* start RECORDED DATA *

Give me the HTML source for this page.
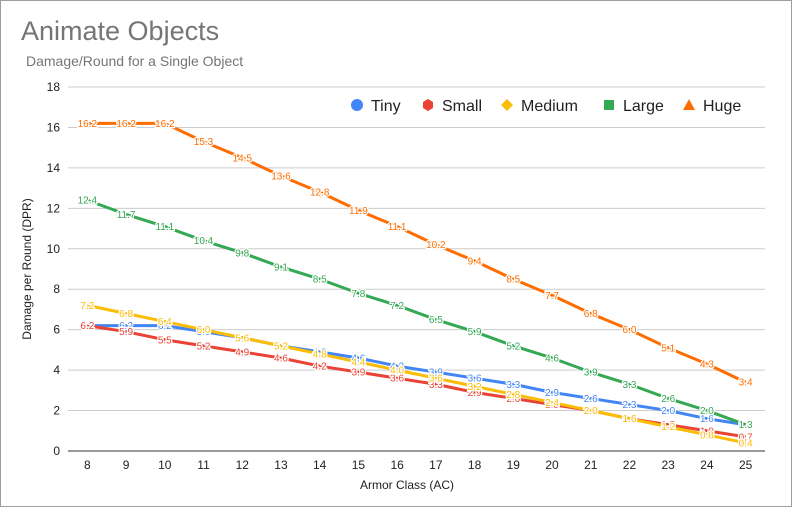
<!DOCTYPE html>
<html><head><meta charset="utf-8"><style>
body{margin:0;background:#fff;font-family:"Liberation Sans",Arial,sans-serif}
#wrap{position:relative;width:792px;height:507px}
</style></head><body>
<div id="wrap">
<svg id="chart" width="792" height="507">
<rect x="0.5" y="0.5" width="791" height="506" fill="#fff" stroke="#9e9e9e"/>
<text x="21" y="40" font-size="27" fill="#757575">Animate Objects</text>
<text x="26" y="66" font-size="14" fill="#757575">Damage/Round for a Single Object</text>
<text transform="translate(31,269) rotate(-90)" text-anchor="middle" font-size="12" fill="#222">Damage per Round (DPR)</text>
<text x="407" y="489" text-anchor="middle" font-size="12" fill="#222">Armor Class (AC)</text>
<g id="grid"></g><g id="lines"></g><g id="labels"></g><g id="legend"></g>
</svg></div>
<script>
const categories=[8,9,10,11,12,13,14,15,16,17,18,19,20,21,22,23,24,25];
const yTicks=[0,2,4,6,8,10,12,14,16,18];
const tiny=[6.2,6.2,6.2,5.9,5.6,5.2,4.9,4.6,4.2,3.9,3.6,3.3,2.9,2.6,2.3,2.0,1.6,1.3];
const small=[6.2,5.9,5.5,5.2,4.9,4.6,4.2,3.9,3.6,3.3,2.9,2.6,2.3,2.0,1.6,1.3,1.0,0.7];
const medium=[7.2,6.8,6.4,6.0,5.6,5.2,4.8,4.4,4.0,3.6,3.2,2.8,2.4,2.0,1.6,1.2,0.8,0.4];
const large=[12.4,11.7,11.1,10.4,9.8,9.1,8.5,7.8,7.2,6.5,5.9,5.2,4.6,3.9,3.3,2.6,2.0,1.3];
const huge=[16.2,16.2,16.2,15.3,14.5,13.6,12.8,11.9,11.1,10.2,9.4,8.5,7.7,6.8,6.0,5.1,4.3,3.4];
const seriesNames=["Tiny","Small","Medium","Large","Huge"];
const NS="http://www.w3.org/2000/svg";
const L=68,R=765,T=87,B=451;
const step=(R-L)/categories.length;
const xs=i=>L+step*(i+0.5);
const ys=v=>B-(v-0)/(18-0)*(B-T);
function mk(tag,attrs,parent){const e=document.createElementNS(NS,tag);for(const k in attrs)e.setAttribute(k,attrs[k]);parent.appendChild(e);return e;}
const grid=document.getElementById('grid');
yTicks.forEach(t=>{
 const ln=mk('line',{x1:L,x2:R,y1:ys(t),y2:ys(t),stroke:t===0?'#333':'#ccc','stroke-width':1},grid);
 
 
 const tx=mk('text',{x:L-8,y:ys(t)+4,'text-anchor':'end','font-size':12,fill:'#222'},grid);
 tx.textContent=t;
 
 
});
categories.forEach((c,i)=>{
 const tx=mk('text',{x:xs(i),y:B+18,'text-anchor':'middle','font-size':12,fill:'#222'},grid);
 tx.textContent=c;
 
 
});
const all=[tiny,small,medium,large,huge];
const colors=["#4285f4","#ea4335","#fbbc04","#34a853","#ff6d01"];
const lines=document.getElementById('lines'),labels=document.getElementById('labels');
all.forEach((s,k)=>{
 const p=mk('polyline',{points:s.map((v,i)=>xs(i)+','+ys(v)).join(' '),fill:'none',stroke:colors[k],'stroke-width':3,'stroke-linejoin':'round'},lines);
 
 
 s.forEach((v,i)=>{
  const tx=mk('text',{x:xs(i),y:ys(v)+3.5,'text-anchor':'middle','font-size':10,fill:colors[k],stroke:'#fff','stroke-width':2.5,'paint-order':'stroke'},labels);
  tx.textContent=v.toFixed(1);
  
  
 });
});
const leg=document.getElementById('legend');
const lx=[350,421,500,602,682];
seriesNames.forEach((n,k)=>{
 const g=mk('g',{},leg);
 
 
 const x=lx[k],y=105;
 if(k===0)mk('circle',{cx:x+7,cy:y,r:6,fill:colors[k]},g);
 else if(k===1)mk('polygon',{points:`${x+7},${y-6} ${x+12},${y-3} ${x+12},${y+3} ${x+7},${y+6} ${x+2},${y+3} ${x+2},${y-3}`,fill:colors[k]},g);
 else if(k===2)mk('polygon',{points:`${x+7},${y-6} ${x+13},${y} ${x+7},${y+6} ${x+1},${y}`,fill:colors[k]},g);
 else if(k===3)mk('rect',{x:x+2,y:y-5,width:10,height:10,fill:colors[k]},g);
 else mk('polygon',{points:`${x+7},${y-6} ${x+13},${y+5} ${x+1},${y+5}`,fill:colors[k]},g);
 const t=mk('text',{x:x+21,y:y+6,'font-size':16,fill:'#222'},g);t.textContent=n;
});
</script>
</body></html>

* end RECORDED DATA *

▸ EXERCISE GOAL:
Reproduce every line of the material precisely, omitting its pictures.

▸ RESULT BELOW:
Give me the HTML source for this page.
<!DOCTYPE html>
<html><head><meta charset="utf-8"><style>
body{margin:0;background:#fff;font-family:"Liberation Sans",Arial,sans-serif}
#wrap{position:relative;width:792px;height:507px}
</style></head><body>
<div id="wrap">
<svg id="chart" width="792" height="507">
<rect x="0.5" y="0.5" width="791" height="506" fill="#fff" stroke="#9e9e9e"/>
<text x="21" y="40" font-size="27" fill="#757575">Animate Objects</text>
<text x="26" y="66" font-size="14" fill="#757575">Damage/Round for a Single Object</text>
<text transform="translate(31,269) rotate(-90)" text-anchor="middle" font-size="12" fill="#222">Damage per Round (DPR)</text>
<text x="407" y="489" text-anchor="middle" font-size="12" fill="#222">Armor Class (AC)</text>
<g id="grid"></g><g id="lines"></g><g id="labels"></g><g id="legend"></g>
</svg></div>
<script>
const categories=[8,9,10,11,12,13,14,15,16,17,18,19,20,21,22,23,24,25];
const yTicks=[0,2,4,6,8,10,12,14,16,18];
const tiny=[6.2,6.2,6.2,5.9,5.6,5.2,4.9,4.6,4.2,3.9,3.6,3.3,2.9,2.6,2.3,2.0,1.6,1.3];
const small=[6.2,5.9,5.5,5.2,4.9,4.6,4.2,3.9,3.6,3.3,2.9,2.6,2.3,2.0,1.6,1.3,1.0,0.7];
const medium=[7.2,6.8,6.4,6.0,5.6,5.2,4.8,4.4,4.0,3.6,3.2,2.8,2.4,2.0,1.6,1.2,0.8,0.4];
const large=[12.4,11.7,11.1,10.4,9.8,9.1,8.5,7.8,7.2,6.5,5.9,5.2,4.6,3.9,3.3,2.6,2.0,1.3];
const huge=[16.2,16.2,16.2,15.3,14.5,13.6,12.8,11.9,11.1,10.2,9.4,8.5,7.7,6.8,6.0,5.1,4.3,3.4];
const seriesNames=["Tiny","Small","Medium","Large","Huge"];
const NS="http://www.w3.org/2000/svg";
const L=68,R=765,T=87,B=451;
const step=(R-L)/categories.length;
const xs=i=>L+step*(i+0.5);
const ys=v=>B-(v-0)/(18-0)*(B-T);
function mk(tag,attrs,parent){const e=document.createElementNS(NS,tag);for(const k in attrs)e.setAttribute(k,attrs[k]);parent.appendChild(e);return e;}
const grid=document.getElementById('grid');
yTicks.forEach(t=>{
 const ln=mk('line',{x1:L,x2:R,y1:ys(t),y2:ys(t),stroke:t===0?'#333':'#ccc','stroke-width':1},grid);
 
 
 const tx=mk('text',{x:L-8,y:ys(t)+4,'text-anchor':'end','font-size':12,fill:'#222'},grid);
 tx.textContent=t;
 
 
});
categories.forEach((c,i)=>{
 const tx=mk('text',{x:xs(i),y:B+18,'text-anchor':'middle','font-size':12,fill:'#222'},grid);
 tx.textContent=c;
 
 
});
const all=[tiny,small,medium,large,huge];
const colors=["#4285f4","#ea4335","#fbbc04","#34a853","#ff6d01"];
const lines=document.getElementById('lines'),labels=document.getElementById('labels');
all.forEach((s,k)=>{
 const p=mk('polyline',{points:s.map((v,i)=>xs(i)+','+ys(v)).join(' '),fill:'none',stroke:colors[k],'stroke-width':3,'stroke-linejoin':'round'},lines);
 
 
 s.forEach((v,i)=>{
  const tx=mk('text',{x:xs(i),y:ys(v)+3.5,'text-anchor':'middle','font-size':10,fill:colors[k],stroke:'#fff','stroke-width':2.5,'paint-order':'stroke'},labels);
  tx.textContent=v.toFixed(1);
  
  
 });
});
const leg=document.getElementById('legend');
const lx=[350,421,500,602,682];
seriesNames.forEach((n,k)=>{
 const g=mk('g',{},leg);
 
 
 const x=lx[k],y=105;
 if(k===0)mk('circle',{cx:x+7,cy:y,r:6,fill:colors[k]},g);
 else if(k===1)mk('polygon',{points:`${x+7},${y-6} ${x+12},${y-3} ${x+12},${y+3} ${x+7},${y+6} ${x+2},${y+3} ${x+2},${y-3}`,fill:colors[k]},g);
 else if(k===2)mk('polygon',{points:`${x+7},${y-6} ${x+13},${y} ${x+7},${y+6} ${x+1},${y}`,fill:colors[k]},g);
 else if(k===3)mk('rect',{x:x+2,y:y-5,width:10,height:10,fill:colors[k]},g);
 else mk('polygon',{points:`${x+7},${y-6} ${x+13},${y+5} ${x+1},${y+5}`,fill:colors[k]},g);
 const t=mk('text',{x:x+21,y:y+6,'font-size':16,fill:'#222'},g);t.textContent=n;
});
</script>
</body></html>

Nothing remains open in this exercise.